Lamb slaughter increased by 29,400 head, or 1.4 per cent, for the month ending June 2018 – compared with the previous month and increased by 226,700 head, 12.2 per cent, year-on-year.

Pig slaughter increased by 706 head, 0.2 per cent, for the month ending June 2018 – compared with the previous month and increased by 12,000 head, 2.7 per cent, year-on-year.

With the drought affecting so many farmers, governments and supermarkets are among those helping to provide funds to drought-stricken areas.

Woolworths is supporting drought affected farmers with a $1.5million funding boost to Rural Aid.

Hundreds of farmers will benefit from the $1.5million investment from Woolworths via Rural Aid’s Buy a Bale program, which provides support to farmers in need by delivering hay for cattle feed, as well as other essential items.

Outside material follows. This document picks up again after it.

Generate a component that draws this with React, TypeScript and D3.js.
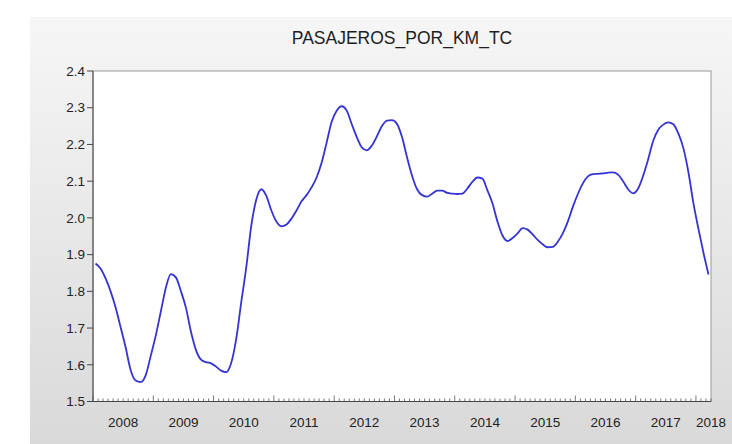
import React from "react";
import * as d3 from "d3";

const TITLE = "PASAJEROS_POR_KM_TC";
const YEAR_LABELS = ["2008", "2009", "2010", "2011", "2012", "2013", "2014", "2015", "2016", "2017", "2018"];
const Y_TICKS = [1.5, 1.6, 1.7, 1.8, 1.9, 2.0, 2.1, 2.2, 2.3, 2.4];
const Y_DOMAIN = [1.5, 2.4];

// Monthly values, 2008M01 .. 2018M03
const VALUES = [
  // 2008
  1.876, 1.862, 1.835, 1.800, 1.756, 1.702, 1.647, 1.585, 1.557, 1.553, 1.572, 1.625,
  // 2009
  1.680, 1.745, 1.810, 1.847, 1.838, 1.800, 1.755, 1.690, 1.640, 1.614, 1.607, 1.604,
  // 2010
  1.595, 1.584, 1.580, 1.605, 1.670, 1.770, 1.865, 1.978, 2.050, 2.078, 2.060, 2.020,
  // 2011
  1.990, 1.977, 1.982, 1.998, 2.020, 2.045, 2.062, 2.083, 2.110, 2.150, 2.205, 2.262,
  // 2012
  2.292, 2.304, 2.292, 2.255, 2.220, 2.192, 2.184, 2.197, 2.222, 2.250, 2.265, 2.266,
  // 2013
  2.256, 2.220, 2.165, 2.115, 2.078, 2.062, 2.058, 2.066, 2.074, 2.074, 2.068, 2.066,
  // 2014
  2.065, 2.066, 2.080, 2.098, 2.110, 2.107, 2.075, 2.040, 1.990, 1.952, 1.937, 1.945,
  // 2015
  1.958, 1.972, 1.968, 1.955, 1.940, 1.928, 1.920, 1.921, 1.935, 1.958, 1.990, 2.030,
  // 2016
  2.065, 2.094, 2.113, 2.119, 2.120, 2.121, 2.123, 2.124, 2.118, 2.100, 2.078, 2.067,
  // 2017
  2.080, 2.115, 2.160, 2.210, 2.240, 2.254, 2.260, 2.255, 2.230, 2.190, 2.125, 2.040,
  // 2018
  1.970, 1.905, 1.846,
];

export default function App() {
  const W = 732;
  const H = 444;
  const left = 93;
  const right = 711;
  const top = 71;
  const bottom = 401.5;
  const n = VALUES.length;

  const x = d3.scaleLinear().domain([-0.5, n - 0.5]).range([left, right]);
  const y = d3.scaleLinear().domain(Y_DOMAIN).range([bottom, top]);

  const line = d3
    .line<number>()
    .x((_, i) => x(i))
    .y((d) => y(d))
    .curve(d3.curveMonotoneX);

  const monthTicks = d3.range(0, n + 1);
  const font = "'Liberation Sans', Arial, sans-serif";

  return (
    <svg
      width={W}
      height={H}
      style={{ position: "absolute", left: 0, top: 0, background: "#fff" }}
    >
      <defs>
        <linearGradient id="bg" x1="0" y1="0" x2="0" y2="1">
          <stop offset="0" stopColor="#f6f6f6" />
          <stop offset="1" stopColor="#d9d9d9" />
        </linearGradient>
      </defs>
      <rect x={30} y={17} width={W - 30} height={H - 17} fill="url(#bg)" />
      <text
        x={(left + right) / 2}
        y={44}
        textAnchor="middle"
        fontFamily={font}
        fontSize={17.5}
        fill="#1e1e1e"
      >
        {TITLE}
      </text>
      <rect x={left} y={top} width={right - left} height={bottom - top} fill="#fff" stroke="#9a9a9a" strokeWidth={1} />
      {/* Y axis */}
      <line x1={left} x2={left} y1={top} y2={bottom} stroke="#444" />
      {Y_TICKS.map((t) => (
        <g key={t}>
          <line x1={left - 6} x2={left} y1={y(t)} y2={y(t)} stroke="#444" />
          <text
            x={left - 8}
            y={y(t)}
            dy="0.35em"
            textAnchor="end"
            fontFamily={font}
            fontSize={13.5}
            fill="#222"
          >
            {t.toFixed(1)}
          </text>
        </g>
      ))}
      {/* X axis */}
      <line x1={left} x2={right} y1={bottom} y2={bottom} stroke="#444" />
      {monthTicks.map((k) => (
        <line
          key={k}
          x1={x(k - 0.5)}
          x2={x(k - 0.5)}
          y1={bottom}
          y2={bottom - (k % 12 === 0 ? 6 : 3)}
          stroke="#555"
          strokeWidth={0.8}
        />
      ))}
      {YEAR_LABELS.map((lab, j) => {
        const mid = Math.min(j * 12 + 5.5, n - 0.5);
        return (
          <text
            key={lab}
            x={x(mid)}
            y={422}
            dy="0.35em"
            textAnchor="middle"
            fontFamily={font}
            fontSize={13.5}
            fill="#222"
          >
            {lab}
          </text>
        );
      })}
      <path d={line(VALUES) || ""} fill="none" stroke="#3434d4" strokeWidth={1.8} />
    </svg>
  );
}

The support from Woolworths will also allow Rural Aid to increase the number of counsellors they have supporting farmers and their families impacted by mental health issues as a result of the drought.

Coles is also giving out $5 million in grants and interest-free loans from its nurture fund to help farmers across Australia combat drought.

In the past year, Coles also provided more than half a million dollars in grants to farmers who applied to the Coles nurture fund to implement initiatives to make them less dependent on rain.